Test results are shown in the graphs of FIGS. 4 and 5. FIG. 4 shows results for two test units in compression, showing less than about 3.8 cm (1.5 in.) extension for a load in excess of 4,000 lbs and less than about 4.4 cm (1.75 in.) extension for a load of about 5,400 lbs, making the unit able to carry a load about 12 times greater than a tube filled only with dry sand. FIG. 5 shows a linear deflection curve of flexural force (psi) vs. deflection (in.), topping near 1000 psi at a deflection of only about 5.1 cm (two inches).
U.S. Pat. No. 6,463,699, Air Beam Construction Using Differential Pressure Chambers, to Bailey, describes a closed tubular cylindrical shell of air impermeable fabric having fixed within the shell an “I-beam envelope” comprising flexible, air impermeable walls sealed to the interior of the shell. The I-beam envelope extends the length of the shell and defines air chambers in communication with an inflation valve. Compressible material is dispersed throughout the interior of the I-beam envelope. When subjected to compressive forces by pressurization of the air chambers the material becomes rigid, thus able to support increased loading, albeit horizontal in the normal orientation of I-beams. The filled envelope is either vented to atmosphere or connected to a vacuum source.

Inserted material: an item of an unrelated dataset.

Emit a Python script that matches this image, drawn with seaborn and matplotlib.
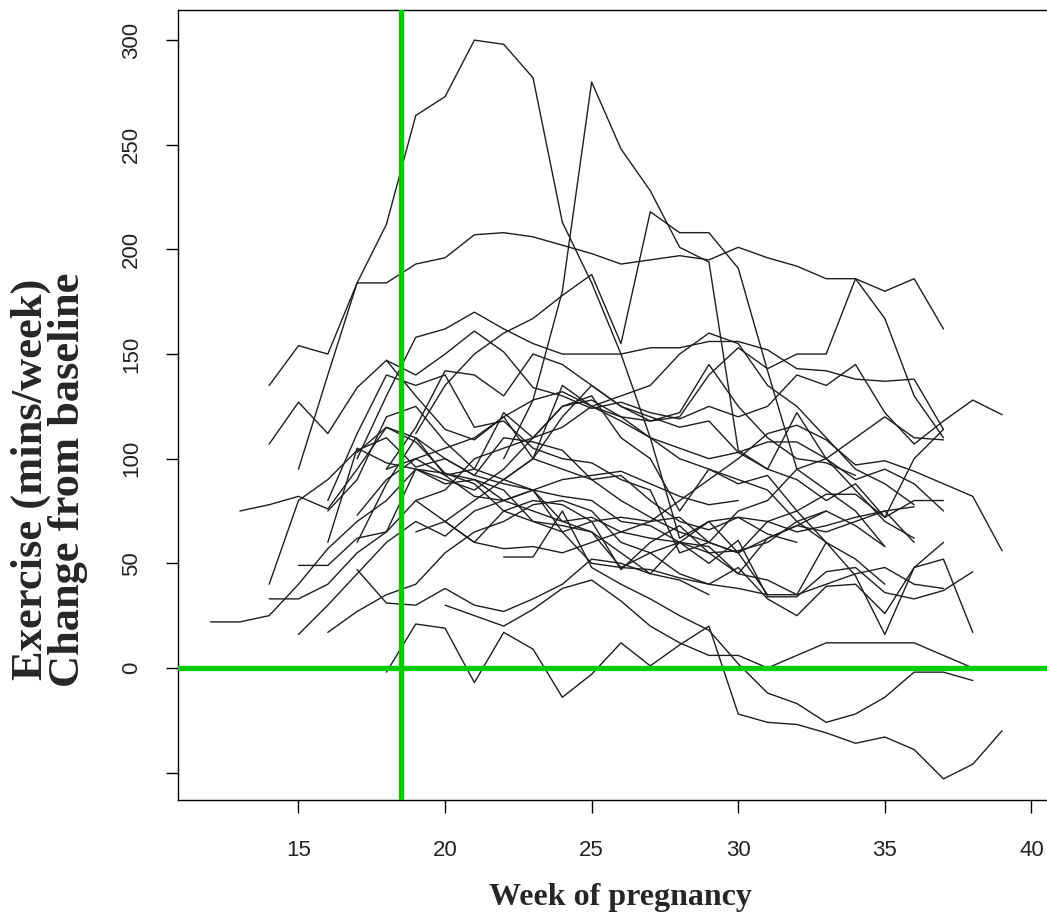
import matplotlib
matplotlib.use("Agg")
import matplotlib.pyplot as plt
import pandas as pd
import seaborn as sns

# weekly exercise change from baseline, one list per participant
subj_01 = [135, 154, 150, 184, 184, 193, 196, 207, 208, 206, 202, 198, 193, 195, 197, 195, 201, 196, 192, 186, 186, 180, 186, 162]
subj_02 = [95, 140, 184, 212, 264, 273, 300, 298, 282, 213, 184, 150, 110, 62, 70, 55, 35]
subj_03 = [100, 128, 180, 280, 248, 228, 201, 194, 104, 95, 122, 100, 90, 95, 88, 75]
subj_04 = [112, 135, 150, 160, 167, 178, 188, 155, 218, 208, 208, 191, 142, 95, 85, 75, 58]
subj_05 = [-2, 21, 19, -7, 17, 9, -14, -3, 12, 1, 11, 20, -22, -26, -27, -31, -36, -33, -39, -53, -46, -30]
subj_06 = [30, 25, 20, 28, 38, 42, 32, 20, 12, 6, 6, 0, 6, 12, 12, 12, 12, 6, 0]
subj_07 = [53, 53, 75, 48, 40, 33, 25, 18, 2, -12, -17, -26, -22, -14, -2, -2, -6]
subj_08 = [107, 127, 112, 134, 147, 130, 114, 109, 120, 100, 95, 90, 80, 72, 65, 60, 55, 70, 75, 60, 44, 16, 48, 52, 17]
subj_09 = [100, 130, 158, 162, 170, 162, 155, 150, 150, 150, 153, 153, 156, 156, 152, 143, 142, 138, 137, 138, 114]
subj_10 = [147, 140, 150, 161, 151, 134, 130, 124, 127, 122, 119, 125, 120, 125, 140, 135, 145, 122, 107, 118, 128, 121]
subj_11 = [75, 78, 82, 76, 95, 115, 110, 100, 92, 88, 85, 90, 92, 94, 88, 82, 78, 80]
subj_12 = [22, 22, 25, 40, 57, 70, 80, 95, 88, 90, 80, 75, 70, 65, 48, 55, 60, 50, 61, 34, 34, 46, 48, 36, 33, 37, 46]
subj_13 = [49, 49, 62, 65, 95, 93, 88, 75, 70, 65, 50, 48, 47, 43, 40, 48, 33, 25, 39, 40, 26, 48, 60]
subj_14 = [33, 33, 40, 55, 65, 80, 70, 60, 57, 58, 55, 60, 65, 70, 72, 60, 55, 62, 68, 75, 68, 58]
subj_15 = [16, 30, 45, 60, 70, 63, 75, 80, 85, 65, 70, 72, 70, 80, 90, 100, 112, 116, 109, 97, 99, 94, 88, 82, 56]
subj_16 = [17, 27, 35, 40, 55, 65, 70, 78, 80, 75, 60, 55, 45, 40, 38, 35, 35, 40, 45, 48, 40, 38]
subj_17 = [47, 31, 30, 38, 30, 27, 33, 40, 52, 50, 45, 42, 35]
subj_18 = [60, 105, 98, 95, 90, 85, 95, 110, 125, 130, 110, 100, 75, 95, 90, 85, 70, 75]
subj_19 = [103, 115, 108, 93, 90, 85, 70, 68, 65, 55, 45, 60, 70, 72, 70, 65, 68, 72, 75, 60]
subj_20 = [80, 112, 140, 135, 140, 115, 118, 105, 100, 98, 90, 85, 55, 60, 75, 80, 95, 100, 110, 120, 110, 109]
subj_21 = [95, 115, 142, 140, 130, 150, 145, 135, 125, 120, 115, 118, 103, 95, 90, 80, 88, 72, 80, 80]
subj_22 = [73, 90, 100, 105, 110, 120, 128, 132, 125, 120, 110, 100, 95, 88, 92, 75, 83, 83, 72, 100, 114]
subj_23 = [80, 85, 100, 105, 110, 115, 125, 130, 135, 150, 160, 155, 135, 125, 110, 95, 88, 78]
subj_24 = [70, 80, 90, 100, 135, 125, 118, 110, 105, 100, 103, 108, 108, 100, 85, 70, 62]
subj_25 = [90, 100, 120, 135, 125, 118, 120, 140, 153, 143, 150, 150, 186, 167, 130, 110]
subj_26 = [65, 70, 60, 75, 80, 78, 70, 47, 60, 68, 55, 56, 60, 70, 60, 52, 40]
subj_27 = [40, 80, 90, 104, 110, 96, 100, 92, 110, 108, 104, 90, 92, 80, 70, 66, 72, 64, 60]
subj_28 = [75, 90, 120, 125, 108, 95, 90, 85, 82, 80, 70, 68, 60, 55, 45, 62, 68, 65, 70, 75, 77]
subj_29 = [95, 100, 92, 95, 122, 110, 125, 128, 120, 118, 122, 145, 125, 110, 100, 98, 92]
subj_30 = [60, 88, 110, 92, 82, 80, 85, 70, 72, 65, 62, 60, 58, 45, 42, 35, 60]

first_week = [14, 15, 22, 19, 18, 20, 22, 14, 17, 18, 13, 12, 15, 14, 15,
              16, 17, 16, 17, 16, 18, 17, 19, 20, 22, 19, 14, 16, 18, 17]

all_subj = [subj_01, subj_02, subj_03, subj_04, subj_05, subj_06, subj_07, subj_08,
            subj_09, subj_10, subj_11, subj_12, subj_13, subj_14, subj_15, subj_16,
            subj_17, subj_18, subj_19, subj_20, subj_21, subj_22, subj_23, subj_24,
            subj_25, subj_26, subj_27, subj_28, subj_29, subj_30]

x_ticks = [15, 20, 25, 30, 35, 40]
y_ticks = [-50, 0, 50, 100, 150, 200, 250, 300]
y_tick_labels = ["", "0", "50", "100", "150", "200", "250", "300"]
start_line = 18.5

rows = []
for i, (w0, vals) in enumerate(zip(first_week, all_subj)):
    for k, v in enumerate(vals):
        rows.append({"id": i, "week": w0 + k, "change": v})
df = pd.DataFrame(rows)

sns.set_style("white")
fig = plt.figure(figsize=(10.47, 9.13), dpi=100)
ax = fig.add_axes([178 / 1047, 113 / 913, 871 / 1047, 790 / 913])

sns.lineplot(data=df, x="week", y="change", units="id", estimator=None,
             color="#1e1e1e", linewidth=1.0, ax=ax, legend=False)

ax.axvline(start_line, color="#00CD00", linewidth=3.8, zorder=5)
ax.axhline(0, color="#00CD00", linewidth=3.8, zorder=5)

ax.set_xlim(10.89, 40.6)
ax.set_ylim(-63.1, 314.4)
ax.set_xticks(x_ticks)
ax.set_yticks(y_ticks)
ax.set_yticklabels(y_tick_labels, rotation=90, va="center")
ax.tick_params(axis="both", direction="out", length=9, width=1, color="black",
               labelsize=16, bottom=True, left=True)
ax.tick_params(axis="x", pad=20)
ax.tick_params(axis="y", pad=17)
for lab in ax.get_xticklabels() + ax.get_yticklabels():
    lab.set_fontfamily("Liberation Sans")
    lab.set_color("#222222")
for sp in ax.spines.values():
    sp.set_color("black")
    sp.set_linewidth(1.0)
ax.set_xlabel("")
ax.set_ylabel("")

fig.text(0.593, 0.0175, "Week of pregnancy", ha="center", va="center",
         fontsize=23, fontweight="bold", family="Liberation Serif")
fig.text(31 / 1047, 0.475, "Exercise (mins/week)", ha="center", va="center",
         rotation=90, fontsize=32, fontweight="bold", family="Liberation Serif")
fig.text(68 / 1047, 0.475, "Change from baseline", ha="center", va="center",
         rotation=90, fontsize=32, fontweight="bold", family="Liberation Serif")

fig.savefig("out.png", dpi=100)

The above demonstrates the feasibility of hydrostatically enabled structure elements but does not address many of the practical considerations for use of the technology. One such consideration is use of these structure elements in addressing damages to existing structure to mitigate further catastrophic deterioration, injury or loss of life. Select embodiments of the present invention address this and other practical applications.